» GIVEN PROBLEM
How many lines of these entries include the string "this"? State the number alone.

» Collection entries
--

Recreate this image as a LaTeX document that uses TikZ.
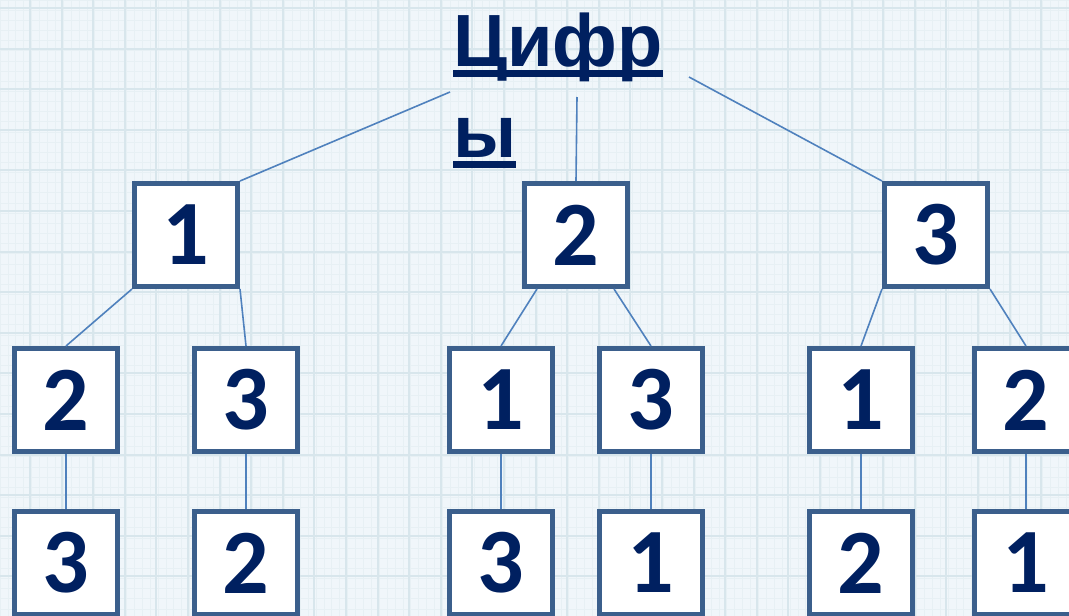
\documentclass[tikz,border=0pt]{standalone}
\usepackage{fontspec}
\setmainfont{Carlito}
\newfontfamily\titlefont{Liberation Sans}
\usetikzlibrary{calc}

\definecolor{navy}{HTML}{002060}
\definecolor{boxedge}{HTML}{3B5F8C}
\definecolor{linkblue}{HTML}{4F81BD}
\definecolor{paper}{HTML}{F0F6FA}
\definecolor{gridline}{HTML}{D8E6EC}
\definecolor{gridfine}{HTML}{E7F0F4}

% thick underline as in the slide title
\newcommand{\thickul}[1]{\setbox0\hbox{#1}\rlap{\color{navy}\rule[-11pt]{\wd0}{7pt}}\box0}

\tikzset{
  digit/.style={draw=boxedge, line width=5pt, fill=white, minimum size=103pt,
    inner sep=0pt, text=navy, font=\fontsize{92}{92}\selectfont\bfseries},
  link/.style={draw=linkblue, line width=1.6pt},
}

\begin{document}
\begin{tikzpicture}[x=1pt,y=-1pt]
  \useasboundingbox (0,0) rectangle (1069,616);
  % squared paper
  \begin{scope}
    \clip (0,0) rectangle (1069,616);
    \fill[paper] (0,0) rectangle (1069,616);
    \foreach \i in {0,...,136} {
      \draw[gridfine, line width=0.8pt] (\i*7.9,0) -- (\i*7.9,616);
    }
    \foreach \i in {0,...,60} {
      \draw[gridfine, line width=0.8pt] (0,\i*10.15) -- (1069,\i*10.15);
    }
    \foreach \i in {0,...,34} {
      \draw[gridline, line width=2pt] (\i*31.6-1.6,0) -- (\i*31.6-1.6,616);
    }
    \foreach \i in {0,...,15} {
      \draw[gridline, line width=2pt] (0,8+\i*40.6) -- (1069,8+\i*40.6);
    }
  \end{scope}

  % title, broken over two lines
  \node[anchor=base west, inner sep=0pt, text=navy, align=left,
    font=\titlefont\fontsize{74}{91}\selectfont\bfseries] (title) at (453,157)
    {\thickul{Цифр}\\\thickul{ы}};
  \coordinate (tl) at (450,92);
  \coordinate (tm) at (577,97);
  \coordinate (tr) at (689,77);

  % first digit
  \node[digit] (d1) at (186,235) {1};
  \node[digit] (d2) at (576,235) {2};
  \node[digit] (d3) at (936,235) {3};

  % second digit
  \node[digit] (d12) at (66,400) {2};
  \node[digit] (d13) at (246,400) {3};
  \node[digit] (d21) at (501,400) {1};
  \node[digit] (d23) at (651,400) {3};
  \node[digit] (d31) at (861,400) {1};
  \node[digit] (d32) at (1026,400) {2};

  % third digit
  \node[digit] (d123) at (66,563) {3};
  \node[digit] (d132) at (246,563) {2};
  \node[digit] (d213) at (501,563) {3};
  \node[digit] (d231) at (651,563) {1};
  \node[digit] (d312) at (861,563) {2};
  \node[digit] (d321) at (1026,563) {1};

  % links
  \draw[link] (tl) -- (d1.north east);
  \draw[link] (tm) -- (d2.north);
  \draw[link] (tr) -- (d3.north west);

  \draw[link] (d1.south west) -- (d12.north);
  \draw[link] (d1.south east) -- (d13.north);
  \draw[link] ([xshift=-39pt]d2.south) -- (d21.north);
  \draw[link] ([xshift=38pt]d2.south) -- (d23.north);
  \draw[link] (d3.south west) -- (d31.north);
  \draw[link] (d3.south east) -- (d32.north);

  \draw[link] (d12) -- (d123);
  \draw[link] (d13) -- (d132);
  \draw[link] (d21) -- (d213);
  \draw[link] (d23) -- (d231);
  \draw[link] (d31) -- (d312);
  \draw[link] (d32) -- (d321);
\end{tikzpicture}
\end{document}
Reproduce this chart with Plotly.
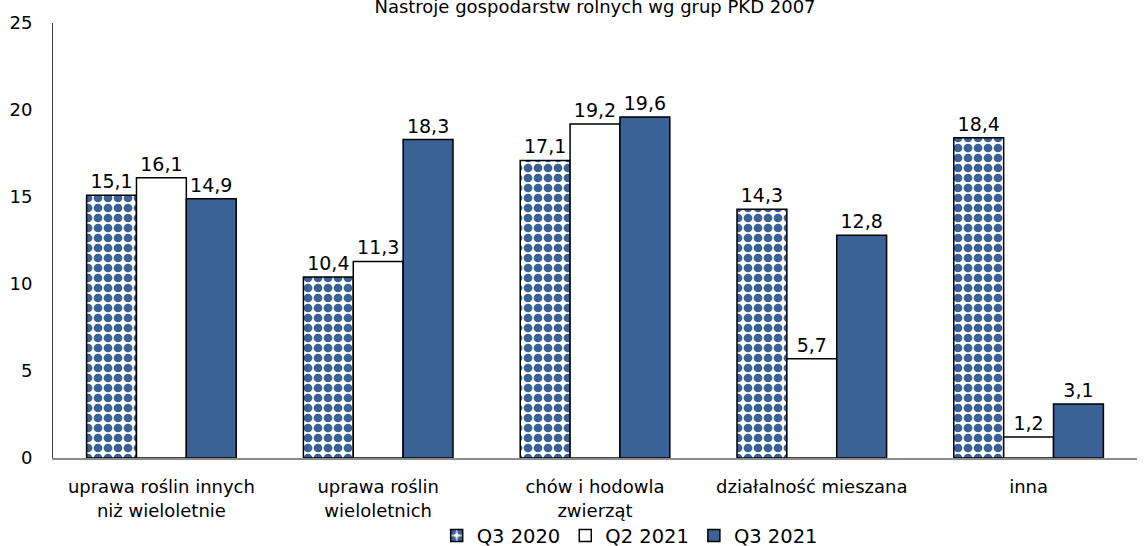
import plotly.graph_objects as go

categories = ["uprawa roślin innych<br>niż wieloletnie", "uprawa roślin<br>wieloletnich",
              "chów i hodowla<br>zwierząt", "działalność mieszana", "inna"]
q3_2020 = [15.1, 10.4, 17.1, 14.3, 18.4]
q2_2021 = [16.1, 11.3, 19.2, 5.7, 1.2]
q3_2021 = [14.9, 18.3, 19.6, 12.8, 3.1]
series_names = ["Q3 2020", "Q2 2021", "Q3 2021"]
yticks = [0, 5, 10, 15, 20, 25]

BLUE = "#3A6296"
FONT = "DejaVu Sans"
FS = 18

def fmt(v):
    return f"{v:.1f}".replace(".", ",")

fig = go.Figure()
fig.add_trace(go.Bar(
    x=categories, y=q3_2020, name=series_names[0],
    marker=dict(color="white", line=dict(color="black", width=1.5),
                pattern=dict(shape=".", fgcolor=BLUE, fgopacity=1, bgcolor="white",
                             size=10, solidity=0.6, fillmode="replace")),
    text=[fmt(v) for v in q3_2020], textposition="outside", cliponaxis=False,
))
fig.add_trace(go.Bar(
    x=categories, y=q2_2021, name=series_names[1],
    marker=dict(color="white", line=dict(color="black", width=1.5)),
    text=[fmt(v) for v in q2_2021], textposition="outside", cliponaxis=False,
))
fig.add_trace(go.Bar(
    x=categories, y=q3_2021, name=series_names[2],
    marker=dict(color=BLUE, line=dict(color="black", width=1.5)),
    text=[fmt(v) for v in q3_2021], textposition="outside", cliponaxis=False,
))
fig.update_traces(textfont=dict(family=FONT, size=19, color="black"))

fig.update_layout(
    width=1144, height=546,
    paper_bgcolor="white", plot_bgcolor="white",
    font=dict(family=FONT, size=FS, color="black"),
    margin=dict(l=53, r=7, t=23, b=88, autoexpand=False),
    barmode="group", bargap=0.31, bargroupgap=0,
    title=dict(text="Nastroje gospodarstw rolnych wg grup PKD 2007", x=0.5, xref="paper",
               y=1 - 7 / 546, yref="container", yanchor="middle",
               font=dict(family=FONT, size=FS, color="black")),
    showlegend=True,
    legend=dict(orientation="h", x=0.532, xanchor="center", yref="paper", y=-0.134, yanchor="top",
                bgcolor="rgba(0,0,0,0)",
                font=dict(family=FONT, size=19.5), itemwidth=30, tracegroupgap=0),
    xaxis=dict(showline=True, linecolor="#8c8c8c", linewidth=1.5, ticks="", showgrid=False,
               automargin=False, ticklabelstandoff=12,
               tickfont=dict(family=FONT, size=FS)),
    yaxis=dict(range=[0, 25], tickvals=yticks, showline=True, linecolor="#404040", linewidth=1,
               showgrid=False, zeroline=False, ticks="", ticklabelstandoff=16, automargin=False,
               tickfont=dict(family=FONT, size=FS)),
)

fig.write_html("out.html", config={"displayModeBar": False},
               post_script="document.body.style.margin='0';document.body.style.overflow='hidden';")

--

» SOLVED PROBLEM
2